To fix this issue, I've tweaked the prompt for auto-generating titles, making sure it uses the language set in the app. This fix will be rolled out with the next update.

Thanks again for bringing this bug to my attention! It's hands down the most interesting bug I've fixed lately.

Bin-Huang avatar Oct 12 '24 03:10 Bin-Huang

This is an interesting bug. I think that this is caused by how the prompt is phrased. For example, the sentence "please use the speak language in the conversation" is not how a native speaker would write it; a more natural phrasing might be "please use the same language used in the conversation." This phrasing is a subtle signal to the model that the prompter is Chinese, which is why the summary sometimes includes Chinese characters, even though the prompt specifies to use the conversation's language.

crypdick avatar Oct 15 '24 19:10 crypdick

Thanks for your insights! I think you're right. This prompt was probably shared by someone else online, and I didn't really look at its tone or style.

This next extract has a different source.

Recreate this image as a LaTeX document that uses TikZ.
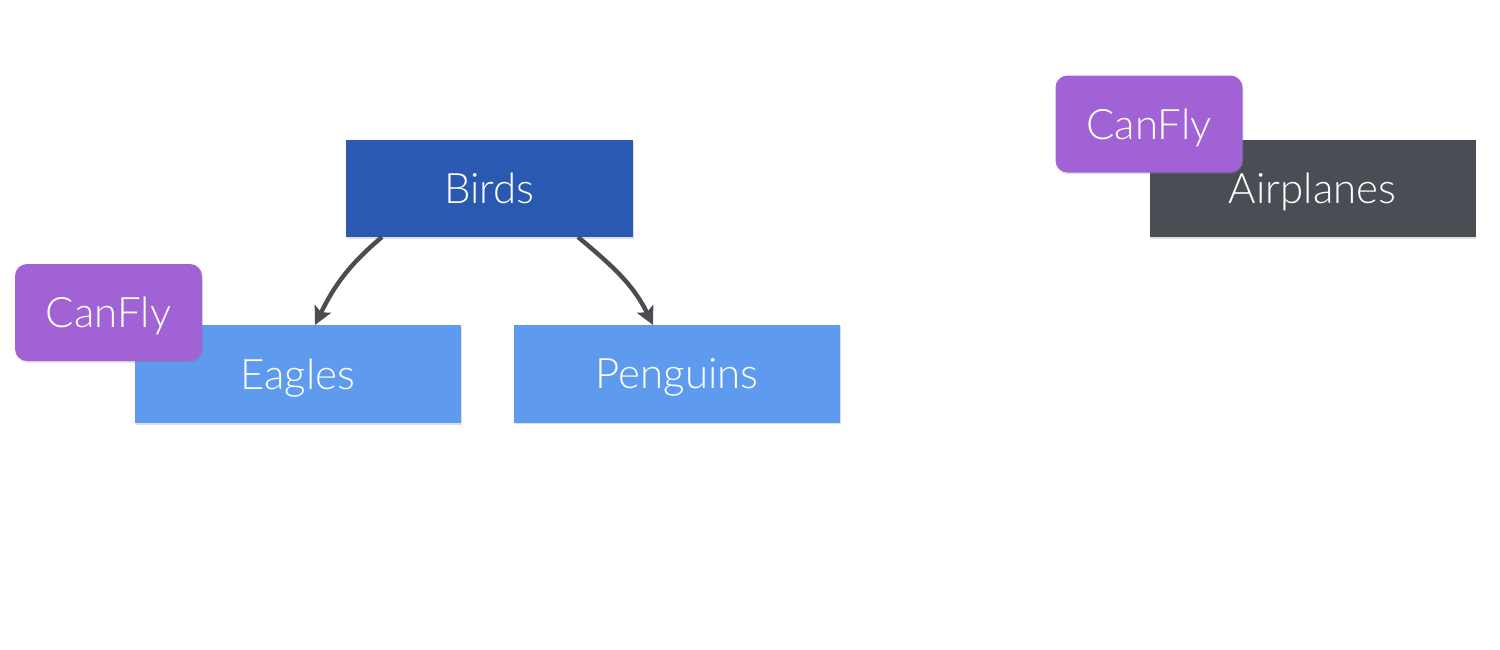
\documentclass[tikz,border=0pt]{standalone}
\usepackage{fontspec}
\setmainfont{Lato}[UprightFont=* Light]
\usetikzlibrary{arrows.meta,shadows}
\definecolor{birdblue}{HTML}{2A59B2}
\definecolor{lightblue}{HTML}{5E9BEF}
\definecolor{planegray}{HTML}{4B4D55}
\definecolor{flypurple}{HTML}{A062D4}
\definecolor{arrowgray}{HTML}{4A4C52}
\tikzset{
  box/.style={rectangle, inner sep=0pt, text=white, font=\fontsize{21}{25}\selectfont,
    text height=15pt, text depth=0pt,
    drop shadow={shadow xshift=0.4pt, shadow yshift=-0.8pt, opacity=0.25}},
  bigbox/.style={box, minimum width=163pt, minimum height=49pt},
  birdbox/.style={box, fill=birdblue, minimum width=143.5pt, minimum height=48.5pt},
  flybox/.style={box, fill=flypurple, rounded corners=6pt, minimum width=93.5pt, minimum height=48.5pt},
  link/.style={draw=arrowgray, line width=2.2pt, -{Stealth[length=9pt,width=9pt,inset=2pt]}}
}
\begin{document}
\begin{tikzpicture}[x=0.5pt,y=-0.5pt]
\useasboundingbox (0,0) rectangle (1500,649);
\node[birdbox] (birds) at (489.5,188.5) {Birds};
\node[bigbox, fill=lightblue] (eagles) at (298,374) {Eagles};
\node[bigbox, fill=lightblue] (penguins) at (677,373.5) {Penguins};
\node[bigbox, fill=planegray, minimum height=48.5pt] (airplanes) at (1312.5,188.5) {Airplanes};
\node[flybox] (fly1) at (108.5,312.5) {CanFly};
\node[flybox] (fly2) at (1149,124) {CanFly};
\coordinate (b1) at (382,237);
\coordinate (b2) at (578,237);
\coordinate (e1) at (315,325);
\coordinate (p1) at (653,325);
\draw[link] (b1) to[out=-140,in=64] (e1);
\draw[link] (b2) to[out=-40,in=116] (p1);
\end{tikzpicture}
\end{document}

I've now tried writing a new prompt myself, which will fix those issues.

Based on the chat history, give this conversation a name.
Keep it short - 10 characters max, no quotes.
Use ${language}.
Just provide the name, nothing else.

Here's the conversation:
{history}

Name this conversation in 10 characters or less.
Use ${language}.
Only give the name, nothing else.

The name is:

@crypdick Could you take a look and let me know what you think?

Bin-Huang avatar Oct 16 '24 03:10 Bin-Huang

@Bin-Huang much better, although it is redundant. I would delete everything after Here's the conversation: {history}

crypdick avatar Oct 16 '24 21:10 crypdick